7. Add area rugs. Rugs can make a room feel more inviting. If you’re going for a classic look, interior designer Mathis suggests investing in an authentic, hand-knotted Persian rug rather than a manufactured facsimile. In his view, it’s better to have “something that’s valued, where you can pass it along to your children or, if you get tired of it, you have more of a resale aspect to it,” rather than spending less money but getting a machine-made rug that will plummet in value as soon as you purchase it. Mathis notes that many of his younger clients are going for rugs in contemporary designs that utilize trendy colors such as apple green, robin’s egg blue and chocolate brown.

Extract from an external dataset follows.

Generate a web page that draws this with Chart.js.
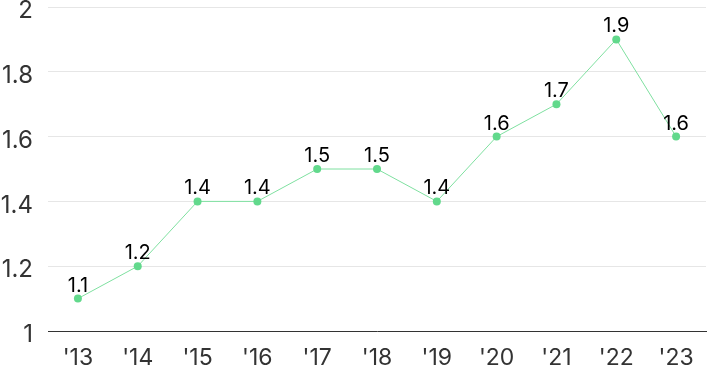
<!DOCTYPE html>
<html><head><meta charset="utf-8">
<script src="https://cdn.jsdelivr.net/npm/chart.js@4"></script>
<style>html,body{margin:0;padding:0;background:#fff}#wrap{width:710px;height:371px}</style>
</head><body><div id="wrap"><canvas id="c"></canvas></div>
<script>
const categories = ["'13","'14","'15","'16","'17","'18","'19","'20","'21","'22","'23"];
const values = [1.1,1.2,1.4,1.4,1.5,1.5,1.4,1.6,1.7,1.9,1.6];
const yTicks = [1,1.2,1.4,1.6,1.8,2];
const FONT = "Inter, Roboto, sans-serif";

const labelPlugin = {
  id: 'vlabels',
  afterDatasetsDraw(chart) {
    const ctx = chart.ctx;
    const meta = chart.getDatasetMeta(0);
    ctx.save();
    ctx.font = "20px " + FONT;
    ctx.fillStyle = "#000";
    ctx.textAlign = "center";
    ctx.textBaseline = "alphabetic";
    meta.data.forEach((pt, i) => {
      ctx.fillText(String(values[i]), pt.x, pt.y - 7);
    });
    ctx.restore();
  }
};

new Chart(document.getElementById('c'), {
  type: 'line',
  data: {
    labels: categories,
    datasets: [{
      data: values,
      borderColor: '#7fe0a0',
      borderWidth: 1,
      pointRadius: 4,
      pointHoverRadius: 4,
      pointBackgroundColor: '#62d98c',
      pointBorderWidth: 0,
      tension: 0
    }]
  },
  options: {
    responsive: true,
    maintainAspectRatio: false,
    animation: false,
    layout: { padding: { top: 7, right: 1, bottom: 0, left: 0 } },
    plugins: { legend: { display: false }, tooltip: { enabled: false } },
    scales: {
      x: {
        offset: true,
        afterFit(axis) { axis.height = 40; axis.paddingLeft = 0; axis.paddingRight = 0; },
        grid: { display: false, drawTicks: false },
        border: { display: true, color: '#333', width: 1 },
        ticks: { color: '#333', font: { family: FONT, size: 23, lineHeight: 1 }, padding: 16, maxRotation: 0 }
      },
      y: {
        min: 1, max: 2,
        afterBuildTicks(axis) { axis.ticks = yTicks.map(v => ({ value: v })); },
        afterFit(axis) { axis.width = 48; axis.paddingTop = 0; axis.paddingBottom = 0; },
        grid: { color: '#e6e6e6', drawTicks: false },
        border: { display: false },
        ticks: { color: '#333', font: { family: FONT, size: 24 }, padding: 15, labelOffset: 4,
          callback: v => String(Math.round(v * 10) / 10) }
      }
    }
  },
  plugins: [labelPlugin]
});
</script></body></html>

8. Accessorize with discretion. Much as a beautiful necklace or a dazzling pair of earrings can really finish an outfit, accessories can provide the finishing flourish for a room. If you have lived in the same place for a while, you probably have too many accessories. Remove them from your mantelpiece, desk or dresser top and sort through them to see which are really necessary and will help to accomplish the look you’re going for. Too much clutter never looks good. Sally Rude, who owns her eponymous antique shop, gives the following tip for accessories: “Start with a large vase like a Chinese vase as the focal point or a punch bowl on a stand, for example. Something that has some sculptural qualities to it. And leave it like that if you’re a minimalist, but if you’re not, you can add some smaller items to it.”

9. Watch pattern sizes. “If you’re not careful, the feel of your textures can be the same,” says Mathis. “You don’t want the same-size pattern in the woven fabric (as in the rug), you want to mix those; if they’re the same size, they’re going to compete in a room. It’s important to get your proportions correct.” Try mixing different patterns together – a floral pattern with a striped pattern and a solid pattern, for example. As long as they’re in the same color family, the room won’t look too busy.

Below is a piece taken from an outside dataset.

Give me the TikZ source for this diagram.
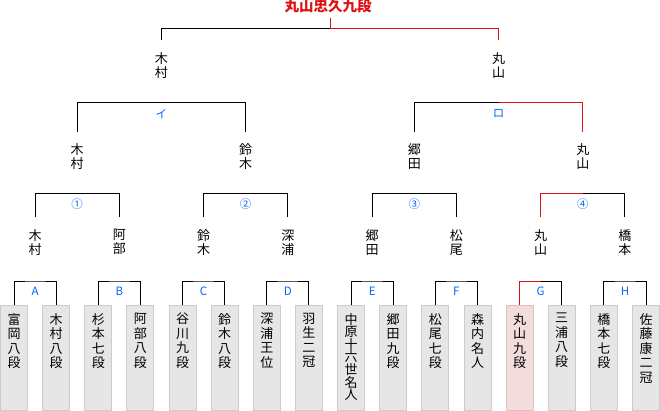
\documentclass[tikz,border=0pt]{standalone}
\usepackage{fontspec}
\newfontfamily\cjk{Noto Sans CJK JP}
\definecolor{winc}{RGB}{221,17,17}
\definecolor{labc}{RGB}{0,102,255}
\definecolor{boxf}{RGB}{230,230,230}
\definecolor{boxd}{RGB}{204,204,204}
\definecolor{champf}{RGB}{242,220,220}
\definecolor{champd}{RGB}{224,192,192}
\newcommand{\tate}[1]{\parbox[c][89.6pt][t]{20pt}{\centering #1}}

\begin{document}
\begin{tikzpicture}[x=1pt,y=-1pt,line width=1pt,
  player/.style={draw=boxd,fill=boxf,minimum width=27pt,minimum height=105pt,anchor=north,inner sep=0pt,font=\cjk\fontsize{13}{14.5}\selectfont},
  champ/.style={player,draw=champd,fill=champf},
  winner/.style={anchor=north,align=center,inner sep=0pt,outer ysep=12pt,font=\cjk\fontsize{13}{14}\selectfont},
  lab/.style={inner sep=0pt,text=labc,font=\cjk\fontsize{11.5}{12}\selectfont},
  win/.style={draw=winc}]
\useasboundingbox (0,0) rectangle (660,411);
% --- title ---
\node[font=\cjk\bfseries\fontsize{14.5}{15}\selectfont,text=winc,inner sep=0pt,outer ysep=4.8pt,anchor=south] (title) at (328,18) {丸山忠久九段};
% --- players ---
\node[player] (p1) at (14,305) {\tate{富\\岡\\八\\段}};
\node[player] (p2) at (56.1,305) {\tate{木\\村\\八\\段}};
\node[player] (p3) at (98.3,305) {\tate{杉\\本\\七\\段}};
\node[player] (p4) at (140.4,305) {\tate{阿\\部\\八\\段}};
\node[player] (p5) at (182.5,305) {\tate{谷\\川\\九\\段}};
\node[player] (p6) at (224.7,305) {\tate{鈴\\木\\八\\段}};
\node[player] (p7) at (266.8,305) {\tate{深\\浦\\王\\位}};
\node[player] (p8) at (308.9,305) {\tate{羽\\生\\二\\冠}};
\node[player,font=\cjk\fontsize{13}{12.6}\selectfont] (p9) at (351.1,305) {\tate{中\\原\\十\\六\\世\\名\\人}};
\node[player] (p10) at (393.2,305) {\tate{郷\\田\\九\\段}};
\node[player] (p11) at (435.3,305) {\tate{松\\尾\\七\\段}};
\node[player] (p12) at (477.5,305) {\tate{森\\内\\名\\人}};
\node[champ] (p13) at (519.6,305) {\tate{丸\\山\\九\\段}};
\node[player] (p14) at (561.7,305) {\tate{三\\浦\\八\\段}};
\node[player] (p15) at (603.9,305) {\tate{橋\\本\\七\\段}};
\node[player] (p16) at (646,305) {\tate{佐\\藤\\康\\二\\冠}};
% --- first round A-H ---
\coordinate (ma) at (35.05,281);
\coordinate (mb) at (119.35,281);
\coordinate (mc) at (203.6,281);
\coordinate (md) at (287.85,281);
\coordinate (me) at (372.15,281);
\coordinate (mf) at (456.4,281);
\coordinate (mg) at (540.65,281);
\coordinate (mh) at (624.95,281);
\draw (p1.north) |- (ma) -| (p2.north);
\draw (p3.north) |- (mb) -| (p4.north);
\draw (p5.north) |- (mc) -| (p6.north);
\draw (p7.north) |- (md) -| (p8.north);
\draw (p9.north) |- (me) -| (p10.north);
\draw (p11.north) |- (mf) -| (p12.north);
\draw[win] (p13.north) |- (mg);
\draw (mg) -| (p14.north);
\draw (p15.north) |- (mh) -| (p16.north);
\node[lab] (la) at (35.05,291) {A};
\node[lab] (lb) at (119.35,291) {B};
\node[lab] (lc) at (203.6,291) {C};
\node[lab] (ld) at (287.85,291) {D};
\node[lab] (le) at (372.15,291) {E};
\node[lab] (lf) at (456.4,291) {F};
\node[lab] (lg) at (540.65,291) {G};
\node[lab] (lh) at (624.95,291) {H};
% --- second round 1-4 ---
\node[winner] (na) at (35.05,217.3) {木\\村};
\node[winner] (nb) at (119.35,217.3) {阿\\部};
\node[winner] (nc) at (203.6,217.3) {鈴\\木};
\node[winner] (nd) at (287.85,217.3) {深\\浦};
\node[winner] (ne) at (372.15,217.3) {郷\\田};
\node[winner] (nf) at (456.4,217.3) {松\\尾};
\node[winner] (ng) at (540.65,217.3) {丸\\山};
\node[winner] (nh) at (624.95,217.3) {橋\\本};
\coordinate (m1) at (77.2,193.3);
\coordinate (m2) at (245.7,193.3);
\coordinate (m3) at (414.3,193.3);
\coordinate (m4) at (582.8,193.3);
\draw (na.north) |- (m1) -| (nb.north);
\draw (nc.north) |- (m2) -| (nd.north);
\draw (ne.north) |- (m3) -| (nf.north);
\draw[win] (ng.north) |- (m4);
\draw (m4) -| (nh.north);
\node[lab] (l1) at (77.2,204.3) {①};
\node[lab] (l2) at (245.7,204.3) {②};
\node[lab] (l3) at (414.3,204.3) {③};
\node[lab] (l4) at (582.8,204.3) {④};
% --- semifinals ---
\node[winner] (n1) at (77.2,131.7) {木\\村};
\node[winner] (n2) at (245.7,131.7) {鈴\\木};
\node[winner] (n3) at (414.3,131.7) {郷\\田};
\node[winner] (n4) at (582.8,131.7) {丸\\山};
\coordinate (mi) at (161.45,102.5);
\coordinate (mro) at (498.55,102.5);
\draw (n1.north) |- (mi) -| (n2.north);
\draw (n3.north) |- (mro);
\draw[win] (mro) -| (n4.north);
\node[lab] (li) at (161.45,114) {イ};
\node[lab] (lro) at (498.55,114) {ロ};
% --- final ---
\node[winner] (fa) at (161.45,40.5) {木\\村};
\node[winner] (fb) at (498.55,40.5) {丸\\山};
\coordinate (fin) at (330,28.3);
\draw (fa.north) |- (fin);
\draw[win] (fin) -| (fb.north);
\draw[win] (fin) -- (fin |- title.south);
\end{tikzpicture}
\end{document}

10. Mix styles. Don’t adhere too strictly to one particular style. Adding an element of “something else” will keep the room from feeling too over-the-top in one direction. Crosby says that “with my clients, I encourage them not to get stuck in a particular spot.” If she is designing for someone who wants a country look for their home, she usually encourages them to give it a little bit of an edge by using more contemporary colors or finishes “so that it has a country flair to it, but you can still mix other things with it.” Antiques dealer Rude echoes that sentiment. “Mixing periods and styles is really a wonderful way to decorate,” she says. “It’s much more interesting, much fresher, much newer.”

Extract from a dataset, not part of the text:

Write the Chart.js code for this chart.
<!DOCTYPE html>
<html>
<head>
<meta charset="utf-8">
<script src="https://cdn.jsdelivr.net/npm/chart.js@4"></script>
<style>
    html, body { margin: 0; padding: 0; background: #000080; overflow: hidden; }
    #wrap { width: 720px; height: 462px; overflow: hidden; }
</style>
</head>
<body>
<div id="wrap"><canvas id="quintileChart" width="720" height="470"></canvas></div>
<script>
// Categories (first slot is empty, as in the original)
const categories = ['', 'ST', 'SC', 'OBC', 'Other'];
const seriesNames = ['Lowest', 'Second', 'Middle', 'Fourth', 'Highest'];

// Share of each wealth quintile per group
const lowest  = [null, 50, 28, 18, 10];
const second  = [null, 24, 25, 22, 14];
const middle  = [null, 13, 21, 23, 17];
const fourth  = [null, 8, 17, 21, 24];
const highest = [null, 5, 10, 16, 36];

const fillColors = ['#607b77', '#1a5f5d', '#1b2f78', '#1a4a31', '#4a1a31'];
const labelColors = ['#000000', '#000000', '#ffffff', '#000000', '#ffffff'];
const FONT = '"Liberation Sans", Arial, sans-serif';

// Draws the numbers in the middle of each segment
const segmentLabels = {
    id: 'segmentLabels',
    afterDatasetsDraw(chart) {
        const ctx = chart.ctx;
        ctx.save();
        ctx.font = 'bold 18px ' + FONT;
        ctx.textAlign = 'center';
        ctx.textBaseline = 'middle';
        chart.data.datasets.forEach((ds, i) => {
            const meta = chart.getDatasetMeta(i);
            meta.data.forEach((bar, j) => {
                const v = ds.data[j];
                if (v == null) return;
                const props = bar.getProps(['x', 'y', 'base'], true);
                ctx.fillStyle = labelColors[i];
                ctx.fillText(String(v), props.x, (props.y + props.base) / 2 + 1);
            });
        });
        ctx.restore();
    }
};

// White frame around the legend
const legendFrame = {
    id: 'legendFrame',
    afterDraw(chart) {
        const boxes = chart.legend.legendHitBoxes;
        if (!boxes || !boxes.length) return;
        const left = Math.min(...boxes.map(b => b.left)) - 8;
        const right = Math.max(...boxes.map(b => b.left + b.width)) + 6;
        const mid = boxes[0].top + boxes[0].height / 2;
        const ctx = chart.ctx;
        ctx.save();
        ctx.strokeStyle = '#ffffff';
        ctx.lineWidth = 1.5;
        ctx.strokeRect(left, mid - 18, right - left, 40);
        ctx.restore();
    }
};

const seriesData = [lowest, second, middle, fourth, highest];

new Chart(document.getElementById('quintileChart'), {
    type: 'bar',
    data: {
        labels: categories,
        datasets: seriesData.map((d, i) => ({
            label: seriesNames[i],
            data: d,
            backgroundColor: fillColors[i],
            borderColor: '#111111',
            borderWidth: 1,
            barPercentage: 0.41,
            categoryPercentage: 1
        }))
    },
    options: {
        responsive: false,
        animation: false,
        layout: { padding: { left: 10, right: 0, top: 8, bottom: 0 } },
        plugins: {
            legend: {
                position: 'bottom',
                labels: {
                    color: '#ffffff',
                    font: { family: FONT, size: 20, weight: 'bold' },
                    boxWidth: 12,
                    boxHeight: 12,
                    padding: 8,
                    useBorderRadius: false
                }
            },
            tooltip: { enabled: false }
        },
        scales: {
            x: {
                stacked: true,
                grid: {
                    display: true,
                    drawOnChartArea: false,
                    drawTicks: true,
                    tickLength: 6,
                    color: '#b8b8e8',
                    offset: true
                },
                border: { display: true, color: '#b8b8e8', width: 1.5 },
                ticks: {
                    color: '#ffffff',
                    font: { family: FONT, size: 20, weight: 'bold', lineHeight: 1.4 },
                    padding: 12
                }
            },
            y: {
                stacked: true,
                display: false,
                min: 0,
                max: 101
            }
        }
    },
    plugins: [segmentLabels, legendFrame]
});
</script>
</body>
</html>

Overwhelmed? Consider hiring a decorator. His or her advice can be useful for less than the cost of a total room redo. Crosby, for example, charges Tallahassee clients $95 per hour and is  happy to come in for a day, discuss wants and needs, take inventory and provide suggestions for rearranging and freshening the look of a client’s home. Mathis and Kaharoeddin say they are willing to give as much design advice as you need. In fact, it may be wiser to engage in a quick consultation before buying anything.

“I find a lot of times, people come to me after they’ve impulse-bought,” Mathis says. “They go somewhere, they see something that they really like, they buy it, they get home and they realize it doesn’t fit, so they try something else. If they had come to us to start with, we would have saved them a lot of headache and money that way.”